**To be done**
Reproduce the listing below exactly, beginning with its first line and ending with the line that holds "26.5, 27.5, 28.5]"; pictures are not part of the copy.

**Collected material**
--- START ---

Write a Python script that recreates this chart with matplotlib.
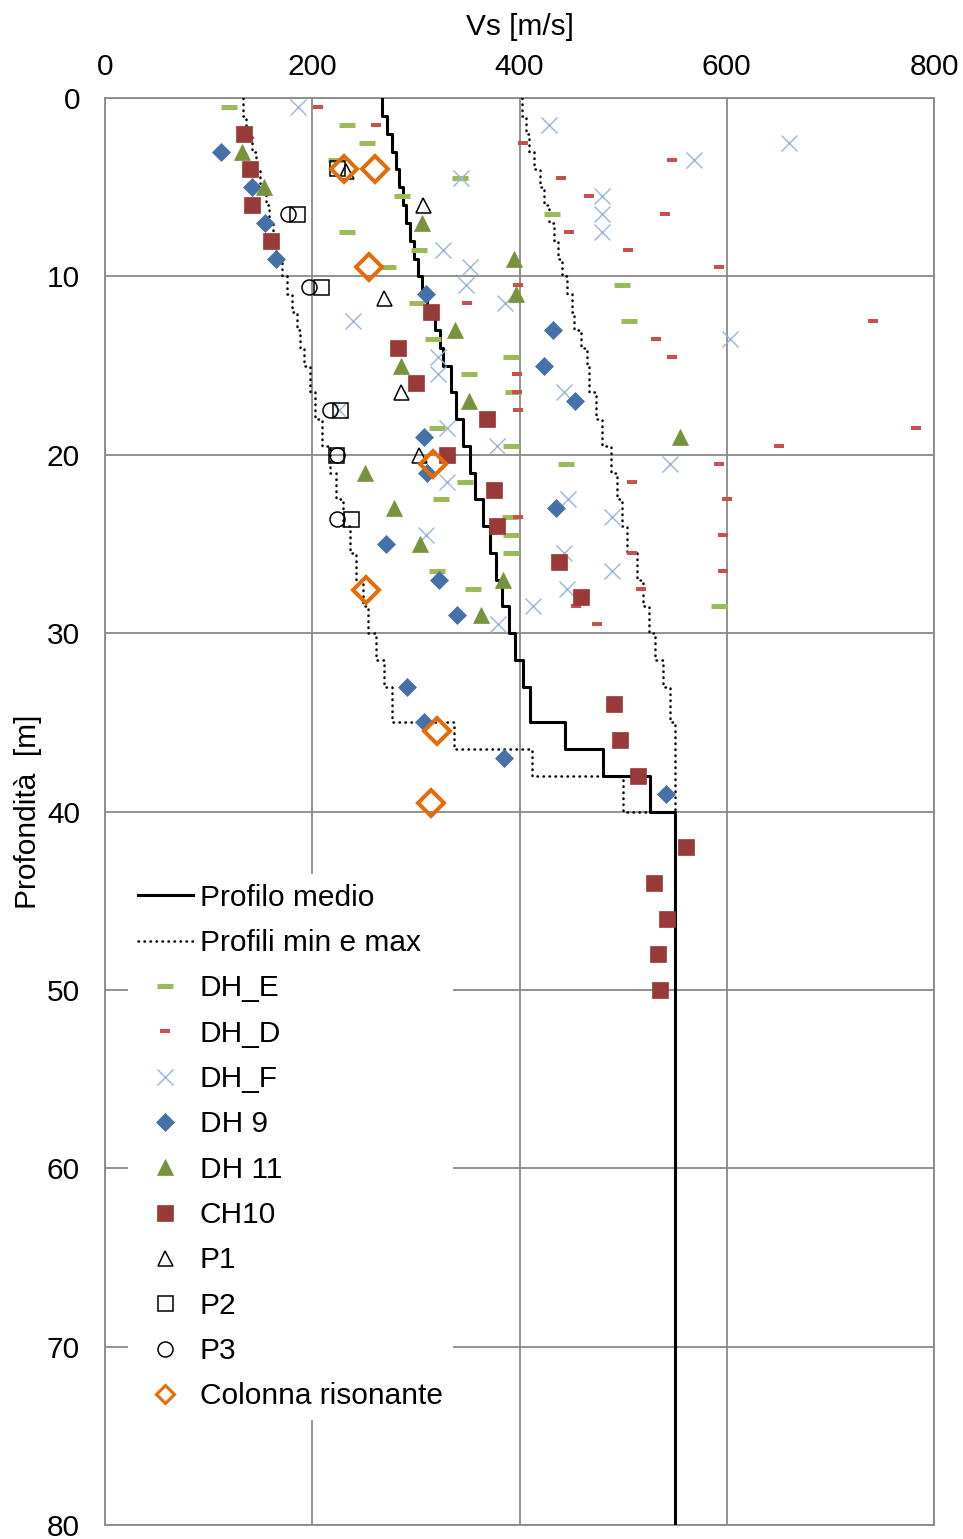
import numpy as np
import matplotlib
matplotlib.use('Agg')
import matplotlib.pyplot as plt

plt.rcParams['font.family'] = ['Liberation Sans', 'DejaVu Sans']

# ---------------- data ----------------
depth_bounds = [0, 1, 2, 3, 4, 5, 6, 7, 8, 9, 10, 11, 12, 13, 14, 15,
                16.5, 18, 19.5, 21, 22.5, 24, 25.5, 27, 28.5, 30,
                31.5, 33, 35, 36.5, 38, 40, 80]
vs_mean = [267, 272, 277, 281, 284, 288, 290, 294, 298.5, 302, 306, 311, 318, 323, 326.5,
           334, 339, 345, 352, 357, 364.5, 371.5, 377.5, 383, 390,
           396, 403, 410, 444, 481, 525.5, 550.5]
vs_min = [133, 136, 142, 146, 150, 155, 158, 162, 165, 171, 176, 180, 185, 188, 192,
          198, 203, 209, 217, 223, 230, 236, 242, 249, 254,
          262, 269, 277, 337, 412, 500, 550]
vs_max = [402, 406, 409, 414, 420, 424, 428, 433, 437, 441, 446, 451, 453, 459, 465,
          467, 474, 480, 488, 494, 499, 504, 513, 519, 525,
          531, 538, 545, 550, 550, 550, 550]

dhe_vs = [120, 234, 253, 223, 343, 287, 431, 234, 303, 273, 499, 301, 506, 317,
          392, 351, 394, 320, 392, 445, 347, 324, 391, 392, 392, 320, 355, 593]
dhe_z = [0.5, 1.5, 2.5, 3.5, 4.5, 5.5, 6.5, 7.5, 8.5, 9.5, 10.5, 11.5, 12.5, 13.5,
         14.5, 15.5, 16.5, 18.5, 19.5, 20.5, 21.5, 22.5, 23.5, 24.5, 25.5, 26.5, 27.5, 28.5]

dhd_vs = [206, 262, 403, 547, 440, 467, 540, 448, 505, 593, 399, 349, 741, 532, 547,
          398, 398, 399, 783, 650, 593, 509, 600, 399, 596, 509, 596, 517, 455, 475]
dhd_z = [0.5, 1.5, 2.5, 3.5, 4.5, 5.5, 6.5, 7.5, 8.5, 9.5, 10.5, 11.5, 12.5, 13.5, 14.5,
         15.5, 16.5, 17.5, 18.5, 19.5, 20.5, 21.5, 22.5, 23.5, 24.5, 25.5, 26.5, 27.5, 28.5, 29.5]

dhf_vs = [186, 428, 660, 568, 344, 480, 480, 480, 326, 352, 348, 386, 239, 603, 321,
          321, 443, 226, 330, 378, 545, 330, 447, 489, 310, 443, 489, 446, 413, 379]
dhf_z = [0.5, 1.5, 2.5, 3.5, 4.5, 5.5, 6.5, 7.5, 8.5, 9.5, 10.5, 11.5, 12.5, 13.5, 14.5,
         15.5, 16.5, 17.5, 18.5, 19.5, 20.5, 21.5, 22.5, 23.5, 24.5, 25.5, 26.5, 27.5, 28.5, 29.5]

dh9_vs = [112, 142, 154, 165, 310, 432, 424, 454, 308, 311, 435, 271, 322, 340, 291, 308, 385, 541]
dh9_z = [3, 5, 7, 9, 11, 13, 15, 17, 19, 21, 23, 25, 27, 29, 33, 35, 37, 39]

dh11_vs = [132, 153, 306, 395, 397, 338, 286, 351, 555, 251, 279, 304, 384, 363]
dh11_z = [3, 5, 7, 9, 11, 13, 15, 17, 19, 21, 23, 25, 27, 29]

ch10_vs = [134, 140, 142, 160, 315, 283, 300, 369, 330, 375, 378, 438, 459,
           491, 497, 514, 561, 530, 542, 534, 536]
ch10_z = [2, 4, 6, 8, 12, 14, 16, 18, 20, 22, 24, 26, 28,
          34, 36, 38, 42, 44, 46, 48, 50]

p1_vs = [233, 307, 269, 286, 303]
p1_z = [4.1, 6, 11.2, 16.5, 20]

p2_vs = [224, 185, 208, 227, 223, 237]
p2_z = [3.9, 6.5, 10.6, 17.5, 20, 23.6]

p3_vs = [177, 197, 217, 224, 224]
p3_z = [6.5, 10.6, 17.5, 20, 23.6]

rc_vs = [231, 261, 255, 317, 252, 320, 315]
rc_z = [4, 4, 9.5, 20.5, 27.6, 35.5, 39.5]

x_ticks = [0, 200, 400, 600, 800]
y_ticks = [0, 10, 20, 30, 40, 50, 60, 70, 80]


def step_xy(bounds, vals):
    b = np.asarray(bounds, dtype=float)
    xs = np.repeat(np.asarray(vals, dtype=float), 2)
    ys = np.column_stack([b[:-1], b[1:]]).ravel()
    return xs, ys


# ---------------- figure ----------------
W, H = 963, 1539
fig = plt.figure(figsize=(W / 100, H / 100), dpi=100)
ax = fig.add_axes([105 / W, 1 - 1525 / H, (934 - 105) / W, (1525 - 98) / H])

grid_c = '#898989'
fs = 21.5
dot_style = dict(color='black', lw=1.8, linestyle=(0, (0.2, 2.2)),
                 dash_capstyle='round')

x, y = step_xy(depth_bounds, vs_min)
ax.plot(x, y, zorder=3, **dot_style)
x, y = step_xy(depth_bounds, vs_max)
ax.plot(x, y, zorder=3, **dot_style)
x, y = step_xy(depth_bounds, vs_mean)
ln_mean, = ax.plot(x, y, color='black', lw=2.2, zorder=3.1, label='Profilo medio')

# legend proxy for dotted
ln_dot, = ax.plot([], [], label='Profili min e max', **dot_style)

h_dhe, = ax.plot(dhe_vs, dhe_z, ls='none', marker='_', ms=11.5, mew=3.6,
                 color='#9BBB59', label='DH_E', zorder=4)
h_dhd, = ax.plot(dhd_vs, dhd_z, ls='none', marker='_', ms=6.5, mew=2.9,
                 color='#C9504D', label='DH_D', zorder=4)
h_dhf, = ax.plot(dhf_vs, dhf_z, ls='none', marker='x', ms=11, mew=1.0,
                 color='#9AB5DA', label='DH_F', zorder=4)
h_dh9, = ax.plot(dh9_vs, dh9_z, ls='none', marker='D', ms=9.3, mew=0.5,
                 color='#4471A8', label='DH 9', zorder=4)
h_dh11, = ax.plot(dh11_vs, dh11_z, ls='none', marker='^', ms=11.5, mew=0.5,
                  color='#77933C', label='DH 11', zorder=4)
h_ch10, = ax.plot(ch10_vs, ch10_z, ls='none', marker='s', ms=11.5, mew=0.5,
                  color='#983A38', label='CH10', zorder=4)
h_p1, = ax.plot(p1_vs, p1_z, ls='none', marker='^', ms=10.8, mew=1.1,
                mfc='none', mec='black', label='P1', zorder=4)
h_p2, = ax.plot(p2_vs, p2_z, ls='none', marker='s', ms=10.8, mew=1.1,
                mfc='none', mec='black', label='P2', zorder=4)
h_p3, = ax.plot(p3_vs, p3_z, ls='none', marker='o', ms=10.8, mew=1.1,
                mfc='none', mec='black', label='P3', zorder=4)
h_rc, = ax.plot(rc_vs, rc_z, ls='none', marker='D', ms=13.3, mew=2.9,
                mfc='none', mec='#E46C0A', label='Colonna risonante', zorder=4)

ax.set_xlim(0, 800)
ax.set_ylim(80, 0)
ax.set_xticks(x_ticks)
ax.set_yticks(y_ticks)
ax.xaxis.tick_top()
ax.xaxis.set_label_position('top')
ax.tick_params(axis='both', length=0, labelsize=fs, colors='black')
ax.tick_params(axis='x', pad=12.2)
ax.tick_params(axis='y', pad=18)
ax.set_xlabel('Vs [m/s]', fontsize=fs, labelpad=13)
ax.set_ylabel('Profondità  [m]', fontsize=fs, labelpad=3.5)

ax.set_axisbelow(True)
ax.grid(True, color=grid_c, lw=1.3)
for s in ax.spines.values():
    s.set_color(grid_c)
    s.set_linewidth(1.3)

leg = ax.legend(handles=[ln_mean, ln_dot, h_dhe, h_dhd, h_dhf, h_dh9, h_dh11,
                         h_ch10, h_p1, h_p2, h_p3, h_rc],
                loc='upper left', bbox_to_anchor=(128 / W, 1 - 874 / H),
                bbox_transform=fig.transFigure, fontsize=fs, frameon=True,
                fancybox=False, framealpha=1, facecolor='white', edgecolor='none',
                borderpad=0.33, borderaxespad=0, handlelength=1.84,
                handletextpad=0.23, labelspacing=0.58, numpoints=1)
leg.get_frame().set_linewidth(0)
leg.set_zorder(10)
# smaller resonant-column marker in the legend, as in the reference
rc_handle = leg.legend_handles[-1]
rc_handle.set_markersize(9.5)
rc_handle.set_markeredgewidth(2.2)

fig.savefig('out.png', dpi=100)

--- END ---

**Task solution**
Write a Python script that recreates this chart with matplotlib.
import numpy as np
import matplotlib
matplotlib.use('Agg')
import matplotlib.pyplot as plt

plt.rcParams['font.family'] = ['Liberation Sans', 'DejaVu Sans']

# ---------------- data ----------------
depth_bounds = [0, 1, 2, 3, 4, 5, 6, 7, 8, 9, 10, 11, 12, 13, 14, 15,
                16.5, 18, 19.5, 21, 22.5, 24, 25.5, 27, 28.5, 30,
                31.5, 33, 35, 36.5, 38, 40, 80]
vs_mean = [267, 272, 277, 281, 284, 288, 290, 294, 298.5, 302, 306, 311, 318, 323, 326.5,
           334, 339, 345, 352, 357, 364.5, 371.5, 377.5, 383, 390,
           396, 403, 410, 444, 481, 525.5, 550.5]
vs_min = [133, 136, 142, 146, 150, 155, 158, 162, 165, 171, 176, 180, 185, 188, 192,
          198, 203, 209, 217, 223, 230, 236, 242, 249, 254,
          262, 269, 277, 337, 412, 500, 550]
vs_max = [402, 406, 409, 414, 420, 424, 428, 433, 437, 441, 446, 451, 453, 459, 465,
          467, 474, 480, 488, 494, 499, 504, 513, 519, 525,
          531, 538, 545, 550, 550, 550, 550]

dhe_vs = [120, 234, 253, 223, 343, 287, 431, 234, 303, 273, 499, 301, 506, 317,
          392, 351, 394, 320, 392, 445, 347, 324, 391, 392, 392, 320, 355, 593]
dhe_z = [0.5, 1.5, 2.5, 3.5, 4.5, 5.5, 6.5, 7.5, 8.5, 9.5, 10.5, 11.5, 12.5, 13.5,
         14.5, 15.5, 16.5, 18.5, 19.5, 20.5, 21.5, 22.5, 23.5, 24.5, 25.5, 26.5, 27.5, 28.5]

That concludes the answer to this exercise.